(Figure scripts)
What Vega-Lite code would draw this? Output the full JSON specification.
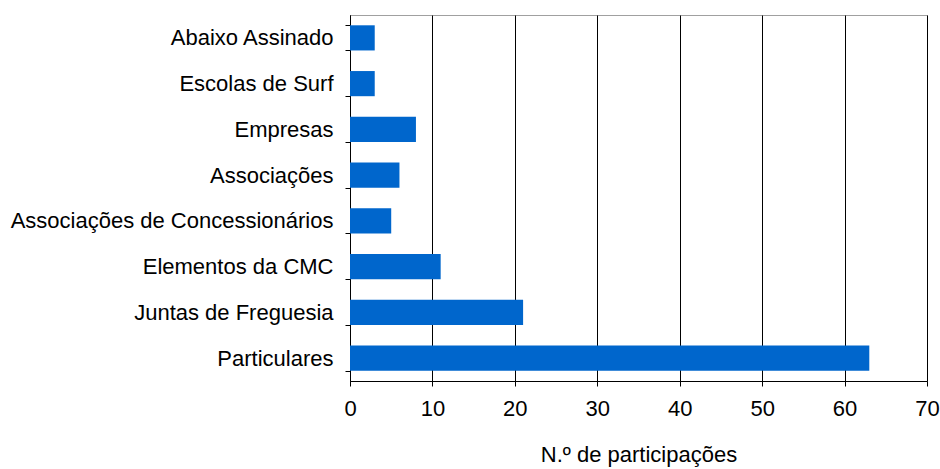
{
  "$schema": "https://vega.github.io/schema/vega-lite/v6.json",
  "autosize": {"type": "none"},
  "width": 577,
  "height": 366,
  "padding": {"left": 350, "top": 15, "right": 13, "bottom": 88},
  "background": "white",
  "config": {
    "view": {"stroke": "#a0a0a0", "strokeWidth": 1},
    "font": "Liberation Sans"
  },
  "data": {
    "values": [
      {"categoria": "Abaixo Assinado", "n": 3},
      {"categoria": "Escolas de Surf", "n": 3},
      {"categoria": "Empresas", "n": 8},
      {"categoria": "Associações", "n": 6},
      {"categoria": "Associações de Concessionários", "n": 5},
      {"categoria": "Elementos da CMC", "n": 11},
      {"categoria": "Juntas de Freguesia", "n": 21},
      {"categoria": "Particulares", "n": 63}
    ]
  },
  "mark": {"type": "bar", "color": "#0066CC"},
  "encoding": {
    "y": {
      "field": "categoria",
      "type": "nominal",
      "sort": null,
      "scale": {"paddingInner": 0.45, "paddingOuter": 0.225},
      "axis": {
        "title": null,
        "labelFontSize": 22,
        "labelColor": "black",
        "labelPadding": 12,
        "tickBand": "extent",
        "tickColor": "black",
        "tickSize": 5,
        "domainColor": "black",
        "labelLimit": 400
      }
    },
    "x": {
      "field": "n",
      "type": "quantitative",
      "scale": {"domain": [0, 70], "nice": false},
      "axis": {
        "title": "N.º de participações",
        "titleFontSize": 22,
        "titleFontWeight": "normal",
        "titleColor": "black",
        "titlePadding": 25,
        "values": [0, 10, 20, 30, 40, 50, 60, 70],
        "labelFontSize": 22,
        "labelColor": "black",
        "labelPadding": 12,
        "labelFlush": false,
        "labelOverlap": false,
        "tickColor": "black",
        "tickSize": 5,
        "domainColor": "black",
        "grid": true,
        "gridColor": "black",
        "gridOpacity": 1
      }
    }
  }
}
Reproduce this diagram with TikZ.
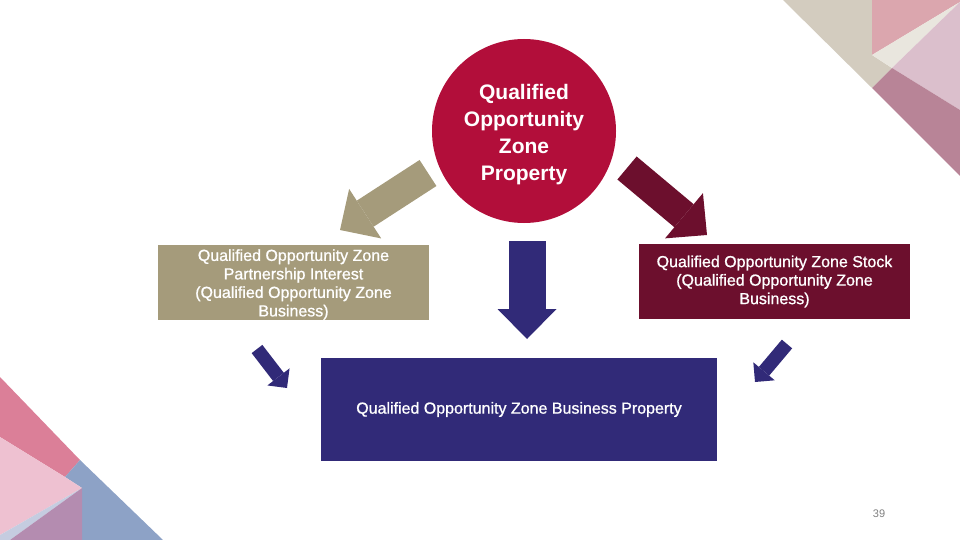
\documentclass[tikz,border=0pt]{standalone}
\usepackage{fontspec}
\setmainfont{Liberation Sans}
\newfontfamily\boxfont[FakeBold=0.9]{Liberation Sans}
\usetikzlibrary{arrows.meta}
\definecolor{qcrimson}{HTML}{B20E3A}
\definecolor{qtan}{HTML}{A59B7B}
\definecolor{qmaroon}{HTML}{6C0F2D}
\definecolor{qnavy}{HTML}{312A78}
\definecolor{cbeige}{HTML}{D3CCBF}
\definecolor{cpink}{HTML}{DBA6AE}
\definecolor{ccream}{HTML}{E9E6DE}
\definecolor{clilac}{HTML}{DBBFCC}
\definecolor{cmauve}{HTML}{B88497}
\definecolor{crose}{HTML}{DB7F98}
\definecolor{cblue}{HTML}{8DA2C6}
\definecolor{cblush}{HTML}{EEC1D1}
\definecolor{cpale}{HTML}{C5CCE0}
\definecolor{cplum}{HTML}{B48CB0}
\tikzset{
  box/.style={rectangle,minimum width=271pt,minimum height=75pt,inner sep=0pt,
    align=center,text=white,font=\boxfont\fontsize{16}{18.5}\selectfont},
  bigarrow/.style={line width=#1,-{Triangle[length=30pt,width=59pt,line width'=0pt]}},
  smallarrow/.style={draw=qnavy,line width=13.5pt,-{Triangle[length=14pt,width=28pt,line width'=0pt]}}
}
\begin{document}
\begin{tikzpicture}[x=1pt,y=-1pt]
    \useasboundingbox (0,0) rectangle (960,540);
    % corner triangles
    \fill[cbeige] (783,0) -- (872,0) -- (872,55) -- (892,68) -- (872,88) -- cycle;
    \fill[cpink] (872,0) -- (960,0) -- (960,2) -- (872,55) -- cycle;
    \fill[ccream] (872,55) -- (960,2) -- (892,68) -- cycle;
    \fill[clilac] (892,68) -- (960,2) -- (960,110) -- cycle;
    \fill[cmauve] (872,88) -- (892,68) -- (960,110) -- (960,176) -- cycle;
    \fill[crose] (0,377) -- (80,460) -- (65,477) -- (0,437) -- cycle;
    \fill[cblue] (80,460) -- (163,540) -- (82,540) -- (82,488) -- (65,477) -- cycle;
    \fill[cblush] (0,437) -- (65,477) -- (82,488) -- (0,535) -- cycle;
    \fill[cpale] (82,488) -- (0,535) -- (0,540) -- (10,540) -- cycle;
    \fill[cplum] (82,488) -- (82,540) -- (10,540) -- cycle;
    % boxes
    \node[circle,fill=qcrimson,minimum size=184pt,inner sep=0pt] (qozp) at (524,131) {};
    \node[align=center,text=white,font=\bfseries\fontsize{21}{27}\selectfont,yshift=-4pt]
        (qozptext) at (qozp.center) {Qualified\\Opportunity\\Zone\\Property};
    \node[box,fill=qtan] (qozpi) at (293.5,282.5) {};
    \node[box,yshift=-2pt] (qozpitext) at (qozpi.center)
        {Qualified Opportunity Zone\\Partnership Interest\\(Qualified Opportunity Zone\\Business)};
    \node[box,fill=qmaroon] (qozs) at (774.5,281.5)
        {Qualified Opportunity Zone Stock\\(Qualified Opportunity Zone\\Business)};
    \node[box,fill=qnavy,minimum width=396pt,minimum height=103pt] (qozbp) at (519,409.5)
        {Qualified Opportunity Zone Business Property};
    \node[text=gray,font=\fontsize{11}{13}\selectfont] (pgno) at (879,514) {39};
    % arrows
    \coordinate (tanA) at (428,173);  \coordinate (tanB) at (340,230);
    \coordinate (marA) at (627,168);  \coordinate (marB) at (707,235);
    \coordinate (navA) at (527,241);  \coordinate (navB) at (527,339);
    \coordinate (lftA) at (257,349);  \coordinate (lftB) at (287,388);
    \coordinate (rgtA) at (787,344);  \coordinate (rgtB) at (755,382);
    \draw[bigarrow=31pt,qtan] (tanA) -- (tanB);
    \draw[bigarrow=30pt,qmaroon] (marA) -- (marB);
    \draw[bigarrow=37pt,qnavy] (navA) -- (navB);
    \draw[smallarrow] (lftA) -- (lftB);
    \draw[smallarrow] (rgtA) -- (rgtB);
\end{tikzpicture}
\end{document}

** GOAL OF THE EXERCISE **
Nothing in the entries should change as you copy them, except that the pictures are left out.

** THE SOLUTION **
What Vega-Lite code would draw this? Output the full JSON specification.
{
  "$schema": "https://vega.github.io/schema/vega-lite/v6.json",
  "autosize": {"type": "none"},
  "width": 577,
  "height": 366,
  "padding": {"left": 350, "top": 15, "right": 13, "bottom": 88},
  "background": "white",
  "config": {
    "view": {"stroke": "#a0a0a0", "strokeWidth": 1},
    "font": "Liberation Sans"
  },
  "data": {
    "values": [
      {"categoria": "Abaixo Assinado", "n": 3},
      {"categoria": "Escolas de Surf", "n": 3},
      {"categoria": "Empresas", "n": 8},
      {"categoria": "Associações", "n": 6},
      {"categoria": "Associações de Concessionários", "n": 5},
      {"categoria": "Elementos da CMC", "n": 11},
      {"categoria": "Juntas de Freguesia", "n": 21},
      {"categoria": "Particulares", "n": 63}
    ]
  },
  "mark": {"type": "bar", "color": "#0066CC"},
  "encoding": {
    "y": {
      "field": "categoria",
      "type": "nominal",
      "sort": null,
      "scale": {"paddingInner": 0.45, "paddingOuter": 0.225},
      "axis": {
        "title": null,
        "labelFontSize": 22,
        "labelColor": "black",
        "labelPadding": 12,
        "tickBand": "extent",
        "tickColor": "black",
        "tickSize": 5,
        "domainColor": "black",
        "labelLimit": 400
      }
    },
    "x": {
      "field": "n",
      "type": "quantitative",
      "scale": {"domain": [0, 70], "nice": false},
      "axis": {
        "title": "N.º de participações",
        "titleFontSize": 22,
        "titleFontWeight": "normal",
        "titleColor": "black",
        "titlePadding": 25,
        "values": [0, 10, 20, 30, 40, 50, 60, 70],
        "labelFontSize": 22,
        "labelColor": "black",
        "labelPadding": 12,
        "labelFlush": false,
        "labelOverlap": false,
        "tickColor": "black",
        "tickSize": 5,
        "domainColor": "black",
        "grid": true,
        "gridColor": "black",
        "gridOpacity": 1
      }
    }
  }
}
Reproduce this diagram with TikZ.
\documentclass[tikz,border=0pt]{standalone}
\usepackage{fontspec}
\setmainfont{Liberation Sans}
\newfontfamily\boxfont[FakeBold=0.9]{Liberation Sans}
\usetikzlibrary{arrows.meta}
\definecolor{qcrimson}{HTML}{B20E3A}
\definecolor{qtan}{HTML}{A59B7B}
\definecolor{qmaroon}{HTML}{6C0F2D}
\definecolor{qnavy}{HTML}{312A78}
\definecolor{cbeige}{HTML}{D3CCBF}
\definecolor{cpink}{HTML}{DBA6AE}
\definecolor{ccream}{HTML}{E9E6DE}
\definecolor{clilac}{HTML}{DBBFCC}
\definecolor{cmauve}{HTML}{B88497}
\definecolor{crose}{HTML}{DB7F98}
\definecolor{cblue}{HTML}{8DA2C6}
\definecolor{cblush}{HTML}{EEC1D1}
\definecolor{cpale}{HTML}{C5CCE0}
\definecolor{cplum}{HTML}{B48CB0}
\tikzset{
  box/.style={rectangle,minimum width=271pt,minimum height=75pt,inner sep=0pt,
    align=center,text=white,font=\boxfont\fontsize{16}{18.5}\selectfont},
  bigarrow/.style={line width=#1,-{Triangle[length=30pt,width=59pt,line width'=0pt]}},
  smallarrow/.style={draw=qnavy,line width=13.5pt,-{Triangle[length=14pt,width=28pt,line width'=0pt]}}
}
\begin{document}
\begin{tikzpicture}[x=1pt,y=-1pt]
    \useasboundingbox (0,0) rectangle (960,540);
    % corner triangles
    \fill[cbeige] (783,0) -- (872,0) -- (872,55) -- (892,68) -- (872,88) -- cycle;
    \fill[cpink] (872,0) -- (960,0) -- (960,2) -- (872,55) -- cycle;
    \fill[ccream] (872,55) -- (960,2) -- (892,68) -- cycle;
    \fill[clilac] (892,68) -- (960,2) -- (960,110) -- cycle;
    \fill[cmauve] (872,88) -- (892,68) -- (960,110) -- (960,176) -- cycle;
    \fill[crose] (0,377) -- (80,460) -- (65,477) -- (0,437) -- cycle;
    \fill[cblue] (80,460) -- (163,540) -- (82,540) -- (82,488) -- (65,477) -- cycle;
    \fill[cblush] (0,437) -- (65,477) -- (82,488) -- (0,535) -- cycle;
    \fill[cpale] (82,488) -- (0,535) -- (0,540) -- (10,540) -- cycle;
    \fill[cplum] (82,488) -- (82,540) -- (10,540) -- cycle;
    % boxes
    \node[circle,fill=qcrimson,minimum size=184pt,inner sep=0pt] (qozp) at (524,131) {};
    \node[align=center,text=white,font=\bfseries\fontsize{21}{27}\selectfont,yshift=-4pt]
        (qozptext) at (qozp.center) {Qualified\\Opportunity\\Zone\\Property};
    \node[box,fill=qtan] (qozpi) at (293.5,282.5) {};
    \node[box,yshift=-2pt] (qozpitext) at (qozpi.center)
        {Qualified Opportunity Zone\\Partnership Interest\\(Qualified Opportunity Zone\\Business)};
    \node[box,fill=qmaroon] (qozs) at (774.5,281.5)
        {Qualified Opportunity Zone Stock\\(Qualified Opportunity Zone\\Business)};
    \node[box,fill=qnavy,minimum width=396pt,minimum height=103pt] (qozbp) at (519,409.5)
        {Qualified Opportunity Zone Business Property};
    \node[text=gray,font=\fontsize{11}{13}\selectfont] (pgno) at (879,514) {39};
    % arrows
    \coordinate (tanA) at (428,173);  \coordinate (tanB) at (340,230);
    \coordinate (marA) at (627,168);  \coordinate (marB) at (707,235);
    \coordinate (navA) at (527,241);  \coordinate (navB) at (527,339);
    \coordinate (lftA) at (257,349);  \coordinate (lftB) at (287,388);
    \coordinate (rgtA) at (787,344);  \coordinate (rgtB) at (755,382);
    \draw[bigarrow=31pt,qtan] (tanA) -- (tanB);
    \draw[bigarrow=30pt,qmaroon] (marA) -- (marB);
    \draw[bigarrow=37pt,qnavy] (navA) -- (navB);
    \draw[smallarrow] (lftA) -- (lftB);
    \draw[smallarrow] (rgtA) -- (rgtB);
\end{tikzpicture}
\end{document}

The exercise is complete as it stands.